Updated: Mar 16
Something really fun happened to me while on the D2BK tour… I was in the San Francisco Bay area in California and my friend Karen Hoffmann invited me to speak to the Polka Dot Network.
It was an intimate event as we were 8 women, which means I can do my Kindness talk a bit differently. So, I took the approach of telling them a bit more about my personal story, which I do not do often.
What happened? Less than 5 to 6 minutes into my talk, two women started to cry, and one of them interrupted me and asked if I would like a hug and I said with a laugh, “No… not really, maybe after the talk when I am finished.”
I continued on and before I knew it, the second woman interrupted and said, “This makes me so sad. I have not heard something this sad in a long time. ”What happened next was nothing short of magic…
Eight women in a room that suddenly all connected with compassion and empathy over my story. It was so interesting! It felt like a very constructive debate, one you might wish to see on national television… What I also need to mention is that this group consisted of immigrant women who are not native to America. That too helped make the conversation so interesting and animated because we did not all agree with each other, but we listened and all of us learned.
What I told most at the end is that we are our own worst communicators. When we see someone cry or display any show of emotion, sadness or anger, we want to help them but then what do we do? We interfere in the process of them telling their story. We don’t mean to, but we do!
All of us have listened to a friend, man or woman, tell us something sad but most likely when they start to cry, we offer a hug or we reach out to hold their hand or touch their back, anything to help show them we are there for them. But nothing could be further from the truth. You are interrupting the emotion of the person trying to tell you their story. The moment you try to interject your touch, the person has to shift to you and your feelings and thus disconnects from theirs… We need to let the flow happen, otherwise the friend is still stuck with their pain and sadness and the story has now totally deviated, as the friend is now consoling you.
I told the group of women that one of the beautiful tasks of the friend that listens is (a) to hold a safe space for the person and (b) not to stop the flow. That is all you have to do. But it is a hard task for any of us as we are not used to listening in that manner. If you can do this, then something incredibly important can take place. The person telling the story feels so safe because of the uninterrupted flow that it just might go to a level beyond and go to minus zero or “below zero” as I like to call it.
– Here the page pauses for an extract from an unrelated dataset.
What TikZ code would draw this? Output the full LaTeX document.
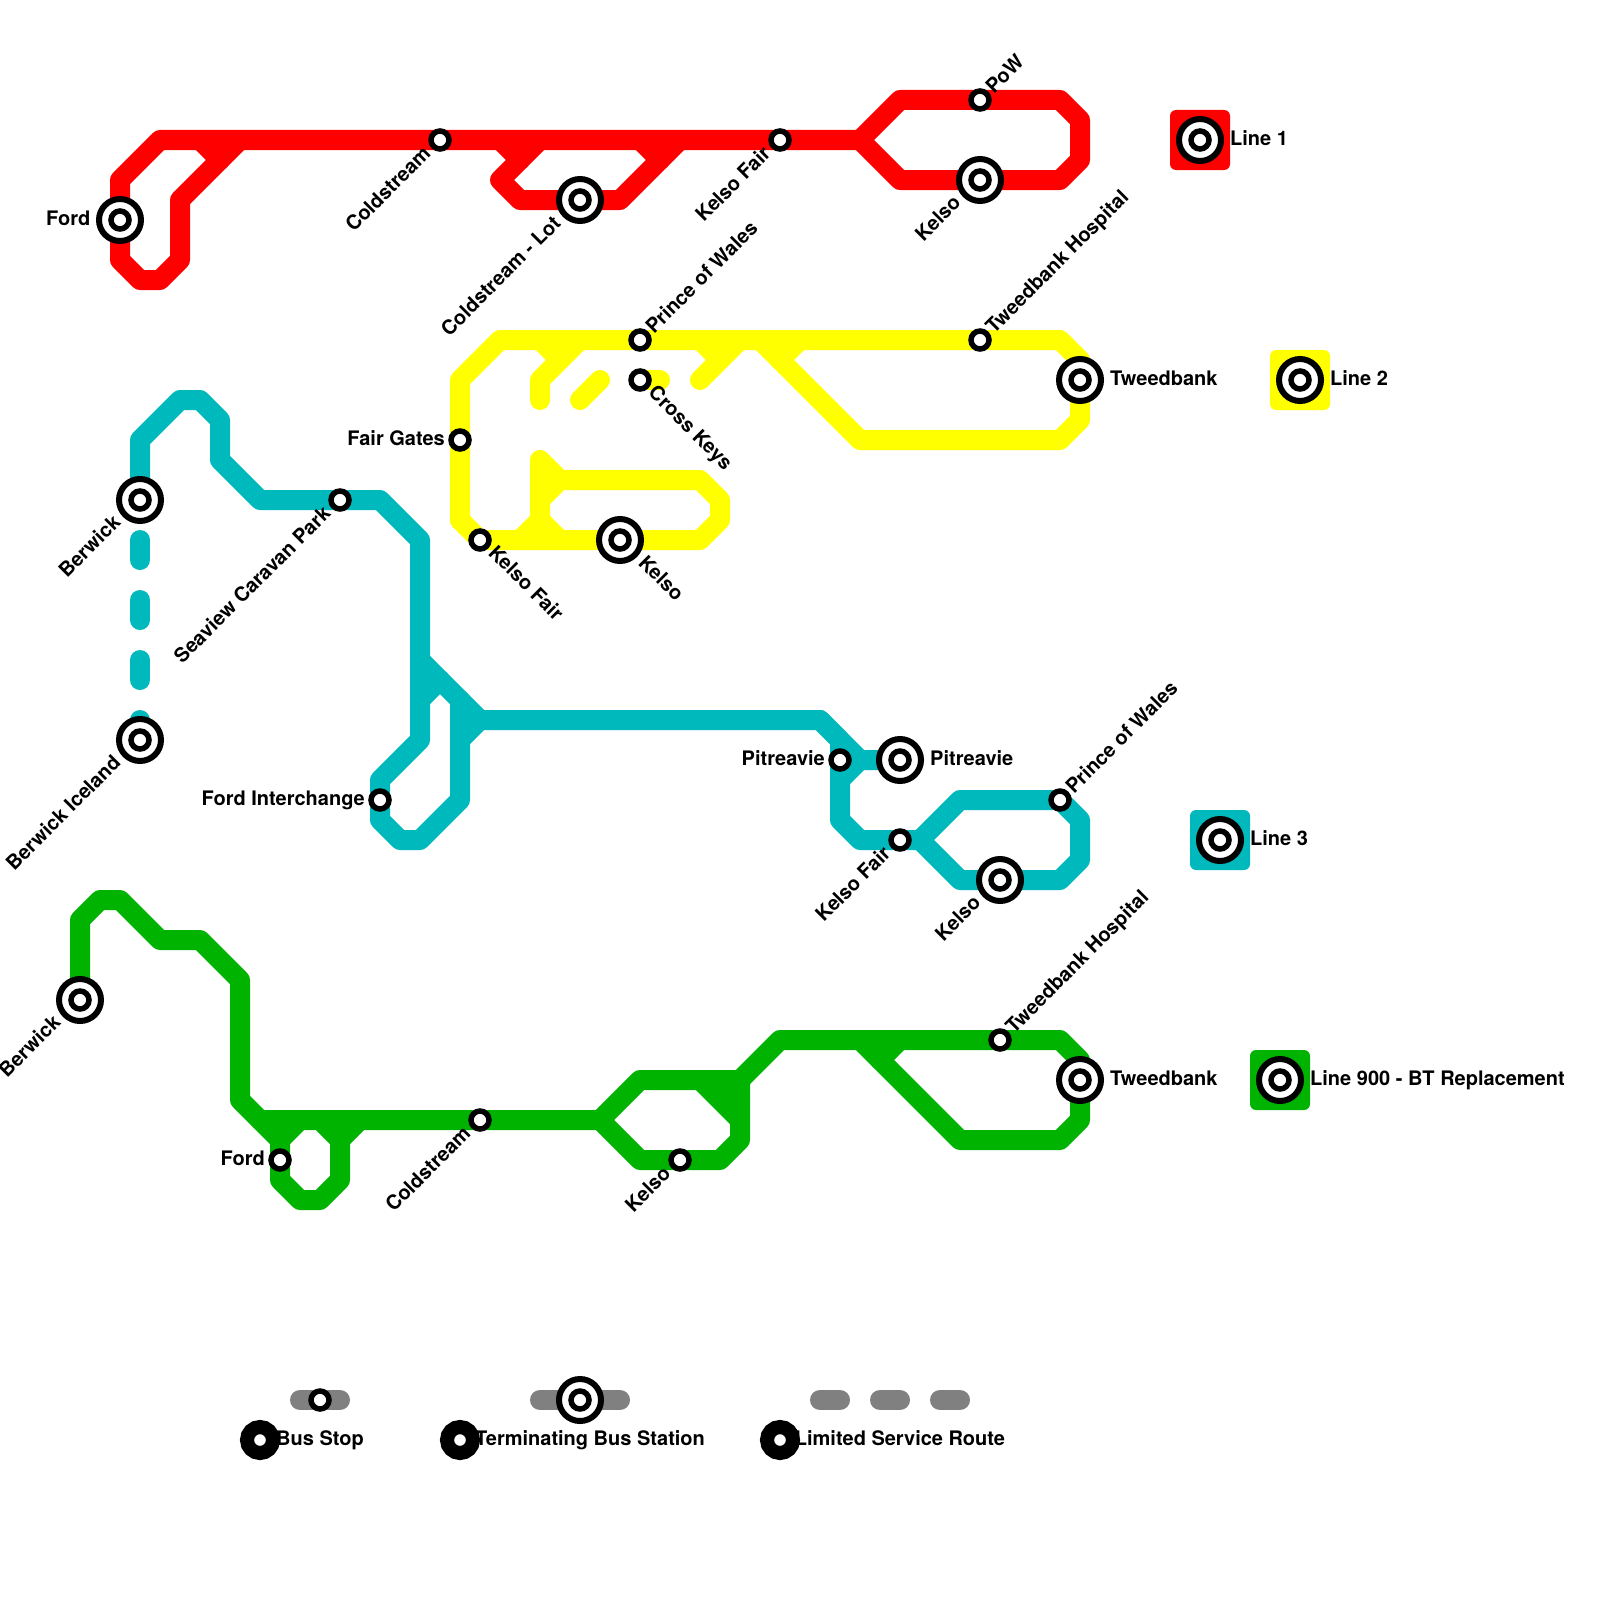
\documentclass[tikz,border=0pt]{standalone}
\usepackage{fontspec}
\setmainfont{TeX Gyre Heros}
\definecolor{lred}{HTML}{FF0000}
\definecolor{lyellow}{HTML}{FFFF00}
\definecolor{lteal}{HTML}{00B9BC}
\definecolor{lgreen}{HTML}{00B300}
\definecolor{lgrey}{HTML}{808080}
\tikzset{
  route/.style={line width=20pt,line join=round,line cap=round},
  redline/.style={route,draw=lred},
  yellowline/.style={route,draw=lyellow},
  tealline/.style={route,draw=lteal},
  greenline/.style={route,draw=lgreen},
  greyline/.style={route,draw=lgrey},
  keybox/.style={rectangle,rounded corners=6pt,minimum size=60pt,inner sep=0pt},
  stopmark/.style={circle,draw=black,fill=white,line width=5.5pt,minimum size=18pt,inner sep=0pt},
  termmark/.style={circle,draw=black,fill=white,line width=6pt,minimum size=42pt,inner sep=0pt},
  keydot/.style={circle,draw=black,fill=white,line width=14pt,minimum size=26pt,inner sep=0pt},
  lbl/.style={font=\fontsize{20pt}{22pt}\selectfont\bfseries,inner sep=0pt,text=black},
  lbe/.style={lbl,anchor=mid east},
  lbw/.style={lbl,anchor=mid west},
  lbsw/.style={lbl,anchor=mid east,rotate=45},
  lbne/.style={lbl,anchor=mid west,rotate=45},
  lbse/.style={lbl,anchor=mid west,rotate=-45},
}
\newcommand{\termst}[2]{\node[termmark] (#1) at #2 {}; \node[stopmark] (#1c) at #2 {};}
\newcommand{\stopst}[2]{\node[stopmark] (#1) at #2 {};}
\begin{document}
\begin{tikzpicture}[x=1pt,y=-1pt]
\useasboundingbox (0,0) rectangle (1600,1600);
\fill[white] (0,0) rectangle (1600,1600);
% named station positions
\coordinate (pA) at (120,220); \coordinate (pB) at (440,140); \coordinate (pC) at (580,200);
\coordinate (pD) at (780,140); \coordinate (pE) at (980,100); \coordinate (pF) at (980,180);
\coordinate (qA) at (640,340); \coordinate (qB) at (640,380); \coordinate (qC) at (460,440);
\coordinate (qD) at (480,540); \coordinate (qE) at (620,540); \coordinate (qF) at (980,340);
\coordinate (qG) at (1080,380);
\coordinate (rA) at (140,500); \coordinate (rB) at (140,740); \coordinate (rC) at (340,500);
\coordinate (rD) at (380,800); \coordinate (rE) at (840,760); \coordinate (rF) at (900,760);
\coordinate (rG) at (900,840); \coordinate (rH) at (1060,800); \coordinate (rI) at (1000,880);
\coordinate (sA) at (80,1000); \coordinate (sB) at (280,1160); \coordinate (sC) at (480,1120);
\coordinate (sD) at (680,1160); \coordinate (sE) at (1000,1040); \coordinate (sF) at (1080,1080);
% key squares
\node[keybox,fill=lred] (kR) at (1200,140) {};
\node[keybox,fill=lyellow] (kY) at (1300,380) {};
\node[keybox,fill=lteal] (kT) at (1220,840) {};
\node[keybox,fill=lgreen] (kG) at (1280,1080) {};
% red
\draw[redline] (pA) -- (120,180) -- (160,140) -- (860,140) -- (900,100) -- (1060,100) -- (1080,120) -- (1080,160) -- (1060,180) -- (900,180) -- (860,140);
\draw[redline] (pA) -- (120,260) -- (140,280) -- (160,280) -- (180,260) -- (180,200) -- (240,140);
\draw[redline] (200,140) -- (220,160);
\draw[redline] (500,140) -- (520,160) -- (500,180) -- (520,200) -- (620,200) -- (680,140);
\draw[redline] (520,160) -- (540,140);
\draw[redline] (640,140) -- (660,160);
% yellow
\draw[yellowline] (460,520) -- (460,380) -- (500,340) -- (1060,340) -- (1080,360) -- (1080,420) -- (1060,440) -- (860,440) -- (760,340);
\draw[yellowline] (460,520) -- (480,540) -- (700,540) -- (720,520) -- (720,500) -- (700,480) -- (560,480) -- (540,460) -- (540,520) -- (560,540);
\draw[yellowline] (540,500) -- (560,480);
\draw[yellowline] (520,540) -- (540,520);
\draw[yellowline] (540,340) -- (560,360);
\draw[yellowline] (580,340) -- (540,380) -- (540,400);
\draw[yellowline] (580,400) -- (600,380);
\draw[yellowline] (qB) -- (660,380);
\draw[yellowline] (700,340) -- (720,360);
\draw[yellowline] (740,340) -- (700,380);
\draw[yellowline] (780,360) -- (800,340);
% teal
\draw[tealline] (rA) -- (140,440) -- (180,400) -- (200,400) -- (220,420) -- (220,460) -- (260,500) -- (380,500) -- (420,540) -- (420,740) -- (380,780) -- (380,820) -- (400,840) -- (420,840) -- (460,800) -- (460,700);
\draw[tealline] (420,660) -- (480,720) -- (820,720) -- (860,760) -- (rF);
\draw[tealline] (420,700) -- (440,680);
\draw[tealline] (460,740) -- (480,720);
\draw[tealline] (820,720) -- (840,740) -- (840,820) -- (860,840) -- (920,840) -- (960,800) -- (1060,800) -- (1080,820) -- (1080,860) -- (1060,880) -- (960,880) -- (920,840);
\draw[tealline] (840,780) -- (860,760);
\draw[tealline] (140,540) -- (140,560);
\draw[tealline] (140,600) -- (140,620);
\draw[tealline] (140,660) -- (140,680);
\draw[tealline] (140,720) -- (rB);
% green
\draw[greenline] (sA) -- (80,920) -- (100,900) -- (120,900) -- (160,940) -- (200,940) -- (240,980) -- (240,1100) -- (280,1140) -- (280,1180) -- (300,1200) -- (320,1200) -- (340,1180) -- (340,1140) -- (360,1120);
\draw[greenline] (260,1120) -- (600,1120) -- (640,1080) -- (740,1080) -- (780,1040) -- (1060,1040) -- (1080,1060) -- (1080,1120) -- (1060,1140) -- (960,1140) -- (860,1040);
\draw[greenline] (600,1120) -- (640,1160) -- (720,1160) -- (740,1140) -- (740,1080);
\draw[greenline] (280,1140) -- (300,1120);
\draw[greenline] (320,1120) -- (340,1140);
\draw[greenline] (700,1080) -- (740,1120);
\draw[greenline] (720,1080) -- (740,1100);
\draw[greenline] (880,1060) -- (900,1040);
% legend routes
\coordinate (gA) at (320,1400); \coordinate (gB) at (580,1400);
\draw[greyline] (300,1400) -- (340,1400);
\draw[greyline] (540,1400) -- (620,1400);
\draw[greyline] (820,1400) -- (840,1400);
\draw[greyline] (880,1400) -- (900,1400);
\draw[greyline] (940,1400) -- (960,1400);
% labels
\node[lbe] (tA) at (90.5,223) {Ford};
\node[lbsw] (tB) at ([shift={(-10,13)}]pB) {Coldstream};
\node[lbsw] (tC) at ([shift={(-20,23)}]pC) {Coldstream - Lot};
\node[lbsw] (tD) at ([shift={(-10,13)}]pD) {Kelso Fair};
\node[lbne] (tE) at ([shift={(12,-7)}]pE) {PoW};
\node[lbsw] (tF) at ([shift={(-20,22)}]pF) {Kelso};
\node[lbne] (uA) at ([shift={(12,-7)}]qA) {Prince of Wales};
\node[lbse] (uB) at ([shift={(9,12)}]qB) {Cross Keys};
\node[lbe] (uC) at (445,443) {Fair Gates};
\node[lbse] (uD) at ([shift={(9,12)}]qD) {Kelso Fair};
\node[lbse] (uE) at ([shift={(19,22)}]qE) {Kelso};
\node[lbne] (uF) at ([shift={(12,-7)}]qF) {Tweedbank Hospital};
\node[lbw] (uG) at (1110,383) {Tweedbank};
\node[lbsw] (vA) at ([shift={(-20,22)}]rA) {Berwick};
\node[lbsw] (vB) at ([shift={(-20,22)}]rB) {Berwick Iceland};
\node[lbsw] (vC) at ([shift={(-10,13)}]rC) {Seaview Caravan Park};
\node[lbe] (vD) at (365,803) {Ford Interchange};
\node[lbe] (vE) at (825,763) {Pitreavie};
\node[lbw] (vF) at (930,763) {Pitreavie};
\node[lbsw] (vG) at ([shift={(-10,13)}]rG) {Kelso Fair};
\node[lbne] (vH) at ([shift={(12,-7)}]rH) {Prince of Wales};
\node[lbsw] (vI) at ([shift={(-20,22)}]rI) {Kelso};
\node[lbsw] (wA) at ([shift={(-20,22)}]sA) {Berwick};
\node[lbe] (wB) at (265,1163) {Ford};
\node[lbsw] (wC) at ([shift={(-10,13)}]sC) {Coldstream};
\node[lbsw] (wD) at ([shift={(-10,13)}]sD) {Kelso};
\node[lbne] (wE) at ([shift={(12,-7)}]sE) {Tweedbank Hospital};
\node[lbw] (wF) at (1110,1083) {Tweedbank};
\node[lbw] (xR) at (1230,143) {Line 1};
\node[lbw] (xY) at (1330,383) {Line 2};
\node[lbw] (xT) at (1250,843) {Line 3};
\node[lbw] (xG) at (1310,1083) {Line 900 - BT Replacement};
\node[lbl,anchor=mid] (yA) at (320,1443) {Bus Stop};
\node[lbl,anchor=mid] (yB) at (590,1443) {Terminating Bus Station};
\node[lbl,anchor=mid] (yC) at (900,1443) {Limited Service Route};
% stations
\termst{Ford}{(pA)} \stopst{Cold}{(pB)} \termst{Lot}{(pC)} \stopst{KF}{(pD)} \stopst{PoW}{(pE)} \termst{Kel}{(pF)}
\stopst{PW}{(qA)} \stopst{CK}{(qB)} \stopst{FG}{(qC)} \stopst{KF2}{(qD)} \termst{Kel2}{(qE)} \stopst{TH}{(qF)} \termst{Tw}{(qG)}
\termst{Be}{(rA)} \termst{BI}{(rB)} \stopst{SC}{(rC)} \stopst{FI}{(rD)} \stopst{Pi}{(rE)} \termst{Pi2}{(rF)} \stopst{KF3}{(rG)} \stopst{PW3}{(rH)} \termst{Kel3}{(rI)}
\termst{Be4}{(sA)} \stopst{Fo4}{(sB)} \stopst{Co4}{(sC)} \stopst{Ke4}{(sD)} \stopst{TH4}{(sE)} \termst{Tw4}{(sF)}
\termst{k1}{(1200,140)} \termst{k2}{(1300,380)} \termst{k3}{(1220,840)} \termst{k4}{(1280,1080)}
\stopst{g1}{(gA)} \termst{g2}{(gB)}
\node[keydot] (d1) at (260,1440) {};
\node[keydot] (d2) at (460,1440) {};
\node[keydot] (d3) at (780,1440) {};
\end{tikzpicture}
\end{document}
What does that mean? It means that the other person can, for the first time, go so deep into the vulnerability level of the story that two things happen for both the listener and the story teller (a) they heal together and (b) they have learned something invaluable from the story, each different, but both priceless.
This is why these women’s groups can be so powerful. I hope to work with some of them in the near future, and I want to thank all women’s groups out there that are doing good work and making the world a better place for it. Continue to rise to the challenge and listen, truly listen, when the next opportunity arises.
One final thought: These conversations happen when least expected so when they do happen, put your phone on silent mode, and take the absolute time because such moments never come back. They are unexpected and special!